One tricky part: attribution. Wallet clustering is probabilistic. Use multi-signal approaches—shared nonces, recurring gas price, IPFS pins, and ENS reverse records—to build confidence. Don’t treat clustering as absolute. I’m not 100% sure on every link, but patterns accumulate. On one hand you want to warn users about potential scams; on the other hand you don’t want false accusations. There’s a balance.
Also—watch the mempool. Transactions seen in the mempool and then replaced (via replacement transactions) can indicate last-second manipulations—either bot competition or front-running attempts. Tools that snapshot mempool state are invaluable if you want to study block reorgs or front-running mechanics. These are advanced plays, but they explain a lot of weird behavior you might otherwise blame on market sentiment.
FAQ
How do I tell if an NFT transfer was a sale?
Check the transaction logs for marketplace-specific calls, look for a matching Transfer event with value moved in the same tx (or an associated ETH/ERC-20 transfer), and verify whether the recipient is a known marketplace contract or buyer wallet. Also scan for approval events that precede the transfer. Quick tip: sometimes a “sale” in a marketplace UI is an off-chain agreement settled by an on-chain transfer; the explorer shows the on-chain truth.

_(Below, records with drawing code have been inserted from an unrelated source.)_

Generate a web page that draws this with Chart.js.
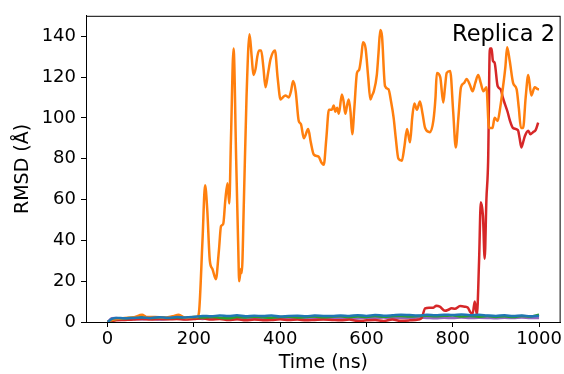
<!DOCTYPE html>
<html>
<head>
<meta charset="utf-8">
<script src="https://cdn.jsdelivr.net/npm/chart.js@4/dist/chart.umd.min.js"></script>
<style>
  html, body { margin: 0; padding: 0; background: #fff; }
  #wrap { width: 564px; height: 374px; }
</style>
</head>
<body>
<div id="wrap"><canvas id="stage" width="564" height="374"></canvas></div>
<script>
// time (ns) and RMSD (Å)
const xTicks = [0, 200, 400, 600, 800, 1000];
const yTicks = [0, 20, 40, 60, 80, 100, 120, 140];

const gridT = [0,10,20,40,60,80,100,120,140,160,180,200,220,240,260,280,300,320,340,360,380,400,420,440,460,480,500,520,540,560,580,600,620,640,660,680,700,720,740,760,780,800,820,840,860,880,900,920,940,960,980,1000];

const blueV = [0,1.5,2,1.8,2,2.2,2,2.3,2.1,2.4,2.2,2.5,3,2.8,3.2,2.9,3.3,2.8,3.1,2.9,3.2,2.7,3,3.1,2.8,3.2,3,2.9,3.2,3,3.3,3,3.4,3.1,3.3,3.6,3.4,3.2,3.5,3.3,3.6,3.4,3.7,3.3,3.5,3.2,3,3.3,2.9,3.2,2.8,3];
const greenV = [0,1,1.5,1.8,2.2,2.4,2,2.2,1.9,2.3,2.1,2.4,2.2,2.5,2.1,1.8,2.4,2.2,2.6,2.3,2.1,2.5,2.6,2.2,2.4,2.7,2.3,2.6,2.8,2.4,2.7,2.5,2.9,2.6,2.8,3,2.7,2.9,3.1,2.8,3,3.2,2.7,3,2.6,2.9,2.5,2.8,2.4,2.9,2.7,3.6];
const purpleV = [0,1.8,2,1.2,1.5,1.3,1.6,1.2,1.5,1.7,1.4,1.8,1.5,1.9,1.6,1.8,1.5,1.9,1.7,1.6,2,1.7,1.9,1.6,2,1.8,1.7,2.1,1.8,2,1.7,2.1,1.9,2.2,1.8,2.1,1.9,2.2,2,1.8,2.1,1.9,2.2,1.9,2.1,2,1.8,2.1,1.9,2.2,2,2];

const orangeT = [0,10,20,40,60,80,90,110,130,150,165,180,200,208,212,220,226,231,237,243,251,258,263,268,273,278,282,286,292,298,303,305,309,311,316,322,329,334,338,343,347,351,356,361,366,372,378,388,394,401,406,412,420,425,430,436,443,448,455,465,471,478,489,496,501,507,513,520,524,528,532,536,543,547,551,555,559,563,567,572,578,583,588,592,598,604,609,613,617,624,628,632,636,643,651,657,663,668,674,682,688,694,701,706,711,717,724,730,736,747,755,760,763,771,778,782,786,794,801,807,813,819,826,832,840,846,852,859,865,871,878,884,892,897,904,910,917,922,926,932,940,948,953,958,963,969,975,982,990,998,1000];
const orangeV = [0,1,1.5,2,2.2,3.5,2.5,2.5,2.2,2.8,3.5,2,2.5,2.5,5,40,67,55,30,26,21,35,47,48,60,68,58,90,134,80,35,20,26,24,60,110,141,130,121,124,130,133,133,125,115,122,129,133,120,109,110,111,110,113,118,113,98.5,97,90,94.5,88,82,81,78,77,90,104,104,106,103,105,102,111.5,108,102,106,109,103,92,105,122,123.5,130,137,134,120,109,111,113,121,132,143,140,115.6,114,108,100,90,80,79,86,94.5,88,100,107,104,108,102,95,93,98.5,110,122,120,107.5,115,122,123,103,85.5,100,115,117,119,116,113,117,121,117,113,115,95,95,100,98.5,105,116,125,134.6,128,117,114,105,95,95,110,121,111,115,114,114];

const redT = [0,20,40,60,80,100,120,140,160,180,200,220,240,260,280,300,320,340,360,380,400,420,440,460,480,500,520,540,560,580,600,620,640,660,680,700,720,728,736,745,755,762,770,782,790,797,805,817,828,835,840,846,851,856,861,865,870,874,878,882,886,890,893,897,904,911,916,921,927,932,940,951,955,959,963,967,975,980,986,992,998];
const redV = [0,0.8,1,1.2,1.5,1.2,1.5,1.3,1.5,1.2,1.5,1.8,1.2,1.5,1,1.3,0.8,1.2,0.9,1,1.3,1,1.2,0.8,1,1.2,1,0.8,1.2,0.5,0.8,1,0.5,1.2,0.6,0.8,1.2,2,6.7,7,7,8,7.5,5.5,6,6.7,6.5,7.8,7.5,7,5,4,10,3.5,30,58.7,52,31,60,79,134,134,128,127,115.6,114,110,106.7,103,99,95,94,90,85.5,88,91,93.7,92,93,94,97.7];

function pts(t, v) { return t.map((x, i) => ({x: x, y: v[i]})); }

function line(label, t, v, color) {
    return {
        label: label,
        data: pts(t, v),
        borderColor: color,
        backgroundColor: color,
        borderWidth: 2.5,
        pointRadius: 0,
        tension: 0.3,
        cubicInterpolationMode: 'monotone',
        fill: false
    };
}

const boxAndLabel = {
    id: 'boxAndLabel',
    afterDraw(chart) {
        const c = chart.ctx, a = chart.chartArea;
        c.save();
        c.strokeStyle = '#000';
        c.lineWidth = 1;
        c.strokeRect(a.left + 0.5, a.top + 0.5, a.right - a.left - 1, a.bottom - a.top);
        c.fillStyle = '#000';
        c.font = '22.5px "DejaVu Sans"';
        c.textAlign = 'right';
        c.textBaseline = 'alphabetic';
        c.fillText('Replica 2', 555, 41);
        c.restore();
    }
};

const tickFont = {family: '"DejaVu Sans"', size: 18};
const titleFont = {family: '"DejaVu Sans"', size: 19};

new Chart(document.getElementById('stage'), {
    type: 'line',
    data: {
        datasets: [
            line('1', gridT, blueV, '#1f77b4'),
            line('2', orangeT, orangeV, '#ff7f0e'),
            line('3', gridT, greenV, '#2ca02c'),
            line('4', redT, redV, '#d62728'),
            line('5', gridT, purpleV, '#9467bd')
        ]
    },
    options: {
        responsive: false,
        animation: false,
        layout: {padding: {top: 14, right: 1, left: 0, bottom: 0}},
        plugins: {legend: {display: false}, tooltip: {enabled: false}},
        scales: {
            x: {
                type: 'linear',
                min: -50, max: 1050,
                afterBuildTicks: s => { s.ticks = xTicks.map(v => ({value: v})); },
                afterFit: s => { s.height = 52; },
                ticks: {color: '#000', font: tickFont, padding: 2, maxRotation: 0, callback: v => String(v)},
                grid: {drawOnChartArea: false, tickLength: 5, color: '#000'},
                border: {display: true, color: '#000', width: 1},
                title: {display: true, text: 'Time (ns)', color: '#000', font: titleFont, padding: {top: 3, bottom: 0}}
            },
            y: {
                min: 0, max: 150,
                afterBuildTicks: s => { s.ticks = yTicks.map(v => ({value: v})); },
                afterFit: s => { s.width = 86; },
                ticks: {color: '#000', font: tickFont, padding: 5, callback: v => String(v)},
                grid: {drawOnChartArea: false, tickLength: 5, color: '#000'},
                border: {display: true, color: '#000', width: 1},
                title: {display: true, text: 'RMSD (Å)', color: '#000', font: titleFont, padding: {top: 12, bottom: 0}}
            }
        }
    },
    plugins: [boxAndLabel]
});
</script>
</body>
</html>
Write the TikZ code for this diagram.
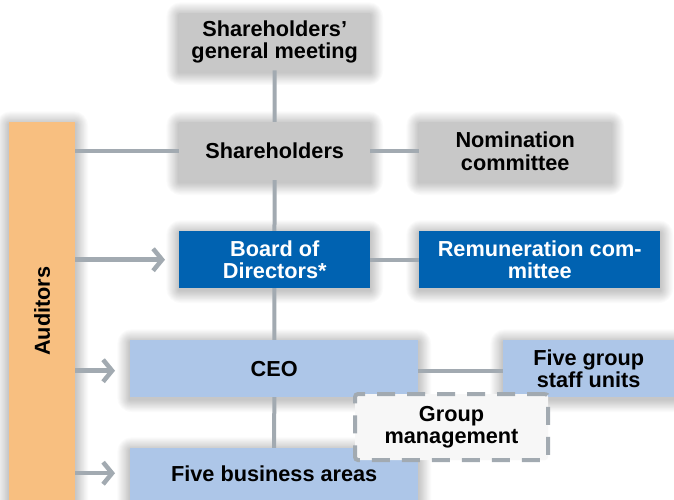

Can explorers help detect scams?
Yes, but cautiously. Explorers surface approvals, transfers, and contract calls that often reveal patterns associated with scams (mass approvals, sudden permission swaps, bundled transfers to unknown wallets). Use clustering heuristics and metadata checks to raise flags. I’m biased, but a combination of on-chain tracing and community-sourced labels gives the best results—alone, either approach is incomplete.
What’s the single most underrated explorer feature?
Internal transaction tracing. People glance at top-level transactions and miss the internal calls that actually move funds or trigger critical events. Those internal traces often hide the mechanism of a swap, a wrapper, or a proxy-based transfer. If you’re serious about truth on-chain, learn to read internal traces.